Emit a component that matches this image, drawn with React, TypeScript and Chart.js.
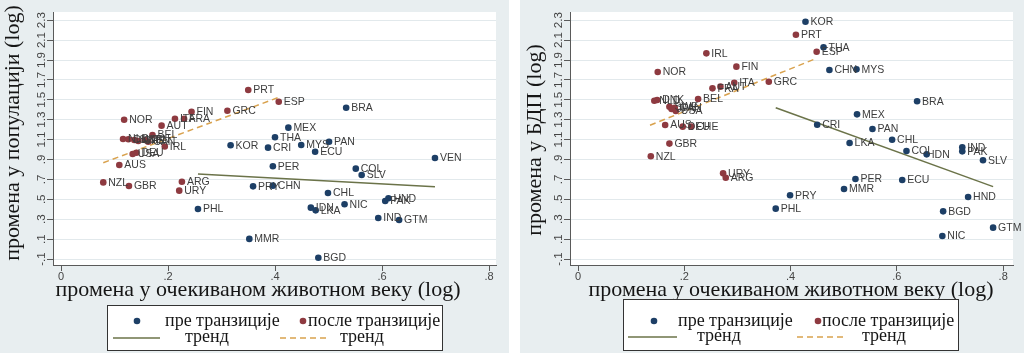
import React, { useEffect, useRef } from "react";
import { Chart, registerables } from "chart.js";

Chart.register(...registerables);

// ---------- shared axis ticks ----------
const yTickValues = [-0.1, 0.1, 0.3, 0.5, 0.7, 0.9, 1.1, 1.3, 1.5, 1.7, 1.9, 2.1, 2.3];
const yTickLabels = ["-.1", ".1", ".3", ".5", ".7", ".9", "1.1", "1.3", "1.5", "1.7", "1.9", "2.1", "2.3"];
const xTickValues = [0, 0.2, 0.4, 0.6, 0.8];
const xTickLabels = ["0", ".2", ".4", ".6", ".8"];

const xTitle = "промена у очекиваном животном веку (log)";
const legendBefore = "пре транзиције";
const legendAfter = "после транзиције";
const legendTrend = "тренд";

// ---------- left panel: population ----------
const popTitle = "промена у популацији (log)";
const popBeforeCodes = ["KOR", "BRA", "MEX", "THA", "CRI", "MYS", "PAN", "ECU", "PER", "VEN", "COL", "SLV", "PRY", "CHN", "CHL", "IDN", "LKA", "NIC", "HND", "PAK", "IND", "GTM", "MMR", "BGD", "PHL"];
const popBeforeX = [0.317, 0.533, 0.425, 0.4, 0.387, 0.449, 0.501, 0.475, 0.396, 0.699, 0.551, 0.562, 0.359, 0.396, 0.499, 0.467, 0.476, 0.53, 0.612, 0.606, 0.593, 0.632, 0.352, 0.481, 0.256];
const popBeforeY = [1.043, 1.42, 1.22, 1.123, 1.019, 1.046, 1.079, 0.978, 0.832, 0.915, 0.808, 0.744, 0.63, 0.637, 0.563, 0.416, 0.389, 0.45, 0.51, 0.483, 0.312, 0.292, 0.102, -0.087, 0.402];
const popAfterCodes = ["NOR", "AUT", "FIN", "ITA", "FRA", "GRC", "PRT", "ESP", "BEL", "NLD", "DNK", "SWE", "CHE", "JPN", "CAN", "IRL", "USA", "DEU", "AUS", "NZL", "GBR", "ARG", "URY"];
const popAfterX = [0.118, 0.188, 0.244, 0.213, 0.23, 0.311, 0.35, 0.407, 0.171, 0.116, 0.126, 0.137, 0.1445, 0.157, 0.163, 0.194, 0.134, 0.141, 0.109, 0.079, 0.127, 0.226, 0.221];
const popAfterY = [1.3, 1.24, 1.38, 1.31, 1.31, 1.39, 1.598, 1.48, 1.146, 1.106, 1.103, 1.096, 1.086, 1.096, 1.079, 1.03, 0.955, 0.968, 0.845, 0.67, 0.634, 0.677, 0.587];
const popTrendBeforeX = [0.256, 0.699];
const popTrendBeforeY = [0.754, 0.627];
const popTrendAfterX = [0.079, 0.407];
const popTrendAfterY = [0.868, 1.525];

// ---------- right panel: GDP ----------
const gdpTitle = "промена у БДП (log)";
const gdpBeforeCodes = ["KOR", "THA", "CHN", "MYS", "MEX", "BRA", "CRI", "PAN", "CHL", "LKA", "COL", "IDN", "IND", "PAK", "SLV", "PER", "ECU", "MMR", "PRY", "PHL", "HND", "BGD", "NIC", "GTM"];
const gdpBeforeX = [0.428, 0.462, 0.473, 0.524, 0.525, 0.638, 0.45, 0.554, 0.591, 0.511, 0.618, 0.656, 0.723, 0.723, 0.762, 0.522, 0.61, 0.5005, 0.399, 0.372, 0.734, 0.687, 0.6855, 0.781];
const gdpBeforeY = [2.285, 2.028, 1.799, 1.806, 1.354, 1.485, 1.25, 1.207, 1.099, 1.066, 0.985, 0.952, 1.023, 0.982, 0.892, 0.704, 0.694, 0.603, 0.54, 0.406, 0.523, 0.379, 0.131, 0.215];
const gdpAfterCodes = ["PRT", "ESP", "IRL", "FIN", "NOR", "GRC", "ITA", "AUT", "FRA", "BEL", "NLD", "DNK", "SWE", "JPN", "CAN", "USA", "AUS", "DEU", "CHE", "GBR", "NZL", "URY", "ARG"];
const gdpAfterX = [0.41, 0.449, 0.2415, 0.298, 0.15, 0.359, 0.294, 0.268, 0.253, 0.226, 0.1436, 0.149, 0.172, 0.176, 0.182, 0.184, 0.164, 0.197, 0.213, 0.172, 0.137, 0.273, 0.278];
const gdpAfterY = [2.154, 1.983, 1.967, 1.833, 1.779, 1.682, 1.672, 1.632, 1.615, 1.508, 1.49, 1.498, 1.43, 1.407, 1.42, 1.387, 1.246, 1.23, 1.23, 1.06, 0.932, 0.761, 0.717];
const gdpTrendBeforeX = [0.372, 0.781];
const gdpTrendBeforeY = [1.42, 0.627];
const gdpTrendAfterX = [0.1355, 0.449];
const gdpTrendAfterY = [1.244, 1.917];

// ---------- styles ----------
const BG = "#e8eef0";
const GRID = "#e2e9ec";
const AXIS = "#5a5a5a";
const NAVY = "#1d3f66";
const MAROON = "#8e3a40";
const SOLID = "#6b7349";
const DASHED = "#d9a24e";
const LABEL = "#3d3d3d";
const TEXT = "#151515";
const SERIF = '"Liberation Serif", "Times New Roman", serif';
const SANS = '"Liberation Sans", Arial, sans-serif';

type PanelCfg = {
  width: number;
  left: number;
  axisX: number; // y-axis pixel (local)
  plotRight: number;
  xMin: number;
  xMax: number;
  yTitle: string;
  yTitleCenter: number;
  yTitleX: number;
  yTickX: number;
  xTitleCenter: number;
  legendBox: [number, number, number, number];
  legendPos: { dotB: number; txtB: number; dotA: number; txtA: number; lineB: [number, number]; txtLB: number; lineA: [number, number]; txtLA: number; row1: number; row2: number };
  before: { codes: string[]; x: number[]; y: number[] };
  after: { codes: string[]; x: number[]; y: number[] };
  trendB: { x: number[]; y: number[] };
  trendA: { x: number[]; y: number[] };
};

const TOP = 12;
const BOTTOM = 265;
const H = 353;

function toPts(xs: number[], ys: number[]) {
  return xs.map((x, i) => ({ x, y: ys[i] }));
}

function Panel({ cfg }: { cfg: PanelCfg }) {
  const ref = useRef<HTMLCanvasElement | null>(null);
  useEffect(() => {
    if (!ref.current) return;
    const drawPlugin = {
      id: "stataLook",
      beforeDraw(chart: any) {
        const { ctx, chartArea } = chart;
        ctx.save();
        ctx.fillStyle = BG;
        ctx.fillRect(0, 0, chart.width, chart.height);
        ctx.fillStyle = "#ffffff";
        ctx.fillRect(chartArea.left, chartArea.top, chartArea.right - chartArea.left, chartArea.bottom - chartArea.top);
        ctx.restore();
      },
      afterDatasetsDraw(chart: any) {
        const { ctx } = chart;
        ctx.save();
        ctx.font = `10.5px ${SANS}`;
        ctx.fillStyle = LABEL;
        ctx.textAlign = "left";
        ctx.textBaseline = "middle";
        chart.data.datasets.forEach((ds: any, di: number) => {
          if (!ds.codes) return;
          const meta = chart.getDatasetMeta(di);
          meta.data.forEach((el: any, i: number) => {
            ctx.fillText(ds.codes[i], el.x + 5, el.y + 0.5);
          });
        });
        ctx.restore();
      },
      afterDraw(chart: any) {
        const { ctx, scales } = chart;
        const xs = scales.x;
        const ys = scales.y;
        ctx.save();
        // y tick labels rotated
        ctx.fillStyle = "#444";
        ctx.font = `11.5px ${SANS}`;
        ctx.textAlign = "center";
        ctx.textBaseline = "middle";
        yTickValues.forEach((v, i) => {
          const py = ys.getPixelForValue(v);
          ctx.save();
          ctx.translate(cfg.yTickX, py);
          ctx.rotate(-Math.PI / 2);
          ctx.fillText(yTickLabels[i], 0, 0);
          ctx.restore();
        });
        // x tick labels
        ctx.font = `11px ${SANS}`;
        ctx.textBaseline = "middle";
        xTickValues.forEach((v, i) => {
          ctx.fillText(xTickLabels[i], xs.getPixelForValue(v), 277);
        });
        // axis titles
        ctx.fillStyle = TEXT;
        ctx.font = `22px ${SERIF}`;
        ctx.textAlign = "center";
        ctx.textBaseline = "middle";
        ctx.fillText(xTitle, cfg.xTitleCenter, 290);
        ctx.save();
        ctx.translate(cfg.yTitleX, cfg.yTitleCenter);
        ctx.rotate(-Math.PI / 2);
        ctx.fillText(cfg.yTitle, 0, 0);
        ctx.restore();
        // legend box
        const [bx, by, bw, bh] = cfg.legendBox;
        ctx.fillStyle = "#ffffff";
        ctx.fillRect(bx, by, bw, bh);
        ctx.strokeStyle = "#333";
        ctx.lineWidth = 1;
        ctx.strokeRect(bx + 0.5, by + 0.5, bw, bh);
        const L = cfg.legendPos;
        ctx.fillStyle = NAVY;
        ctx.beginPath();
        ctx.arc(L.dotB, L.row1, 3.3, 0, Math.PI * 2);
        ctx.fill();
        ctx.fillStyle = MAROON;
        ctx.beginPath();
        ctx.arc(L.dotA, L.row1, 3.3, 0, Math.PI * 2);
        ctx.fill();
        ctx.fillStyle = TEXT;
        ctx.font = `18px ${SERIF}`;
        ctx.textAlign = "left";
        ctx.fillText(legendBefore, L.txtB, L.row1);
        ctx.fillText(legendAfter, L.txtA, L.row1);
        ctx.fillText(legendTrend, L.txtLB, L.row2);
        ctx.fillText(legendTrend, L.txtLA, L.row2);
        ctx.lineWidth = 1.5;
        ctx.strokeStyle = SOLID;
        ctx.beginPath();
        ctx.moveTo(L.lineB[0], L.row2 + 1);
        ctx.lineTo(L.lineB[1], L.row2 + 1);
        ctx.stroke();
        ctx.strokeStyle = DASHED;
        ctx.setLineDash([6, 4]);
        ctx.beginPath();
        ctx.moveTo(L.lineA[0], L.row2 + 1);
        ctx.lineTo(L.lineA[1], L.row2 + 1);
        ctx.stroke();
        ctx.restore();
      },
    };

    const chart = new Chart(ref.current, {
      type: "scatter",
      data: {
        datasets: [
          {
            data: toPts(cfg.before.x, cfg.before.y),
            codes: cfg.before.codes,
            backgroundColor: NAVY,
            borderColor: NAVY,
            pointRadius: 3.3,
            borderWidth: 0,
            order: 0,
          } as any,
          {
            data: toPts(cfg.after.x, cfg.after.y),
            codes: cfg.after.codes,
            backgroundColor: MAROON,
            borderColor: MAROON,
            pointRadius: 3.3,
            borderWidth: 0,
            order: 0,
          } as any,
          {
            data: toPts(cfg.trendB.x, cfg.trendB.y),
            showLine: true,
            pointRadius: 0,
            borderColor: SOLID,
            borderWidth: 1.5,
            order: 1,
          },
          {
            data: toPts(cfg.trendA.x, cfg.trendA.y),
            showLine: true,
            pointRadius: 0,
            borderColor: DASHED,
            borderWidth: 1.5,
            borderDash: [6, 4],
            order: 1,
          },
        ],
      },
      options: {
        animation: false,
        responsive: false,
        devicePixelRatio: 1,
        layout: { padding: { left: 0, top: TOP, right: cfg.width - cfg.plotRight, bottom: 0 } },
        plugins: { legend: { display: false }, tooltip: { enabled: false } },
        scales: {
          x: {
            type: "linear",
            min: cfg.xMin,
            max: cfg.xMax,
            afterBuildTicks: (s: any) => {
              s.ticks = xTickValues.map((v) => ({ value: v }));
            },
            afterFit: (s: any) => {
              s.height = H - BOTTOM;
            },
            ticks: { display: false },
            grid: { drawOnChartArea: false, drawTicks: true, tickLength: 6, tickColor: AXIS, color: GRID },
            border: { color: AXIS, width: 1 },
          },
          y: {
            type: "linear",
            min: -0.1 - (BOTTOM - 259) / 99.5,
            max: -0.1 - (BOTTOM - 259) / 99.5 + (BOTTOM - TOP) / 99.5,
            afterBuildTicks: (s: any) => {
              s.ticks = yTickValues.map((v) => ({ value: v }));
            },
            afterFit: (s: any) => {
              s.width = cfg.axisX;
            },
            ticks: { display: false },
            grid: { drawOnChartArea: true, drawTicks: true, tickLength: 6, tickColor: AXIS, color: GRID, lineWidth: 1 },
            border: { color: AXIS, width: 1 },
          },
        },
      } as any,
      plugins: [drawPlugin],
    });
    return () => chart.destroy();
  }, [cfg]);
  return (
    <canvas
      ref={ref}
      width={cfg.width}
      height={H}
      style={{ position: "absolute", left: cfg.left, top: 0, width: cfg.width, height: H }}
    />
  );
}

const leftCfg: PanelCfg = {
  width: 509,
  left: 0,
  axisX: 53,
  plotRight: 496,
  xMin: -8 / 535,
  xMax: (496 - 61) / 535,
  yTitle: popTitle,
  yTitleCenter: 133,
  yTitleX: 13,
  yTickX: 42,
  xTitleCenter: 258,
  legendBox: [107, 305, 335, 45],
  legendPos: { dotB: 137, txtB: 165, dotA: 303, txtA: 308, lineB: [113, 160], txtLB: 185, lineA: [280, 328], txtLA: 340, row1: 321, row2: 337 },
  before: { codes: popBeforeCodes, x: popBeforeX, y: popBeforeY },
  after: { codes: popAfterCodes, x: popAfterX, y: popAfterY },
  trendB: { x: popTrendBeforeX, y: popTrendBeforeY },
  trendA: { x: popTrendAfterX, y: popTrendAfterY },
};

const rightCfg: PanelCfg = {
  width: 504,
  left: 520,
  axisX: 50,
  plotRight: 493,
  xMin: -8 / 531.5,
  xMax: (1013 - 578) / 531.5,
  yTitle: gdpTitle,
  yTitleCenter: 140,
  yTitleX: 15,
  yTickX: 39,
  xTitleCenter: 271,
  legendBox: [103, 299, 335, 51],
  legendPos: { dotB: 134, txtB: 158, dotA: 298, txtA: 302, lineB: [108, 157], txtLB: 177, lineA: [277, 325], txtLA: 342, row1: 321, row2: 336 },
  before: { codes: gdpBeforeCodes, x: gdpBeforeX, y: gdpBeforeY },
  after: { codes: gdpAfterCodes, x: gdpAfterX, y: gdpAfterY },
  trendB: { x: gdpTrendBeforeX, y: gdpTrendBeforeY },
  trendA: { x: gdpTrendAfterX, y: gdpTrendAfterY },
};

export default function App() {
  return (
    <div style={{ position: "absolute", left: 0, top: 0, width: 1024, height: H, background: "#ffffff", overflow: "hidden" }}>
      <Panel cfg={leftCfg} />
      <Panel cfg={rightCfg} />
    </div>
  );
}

#### WHAT YOU NEED TO DO
Lines containing the word "React" are to be tallied; report only the total.

#### TASK RESULT
2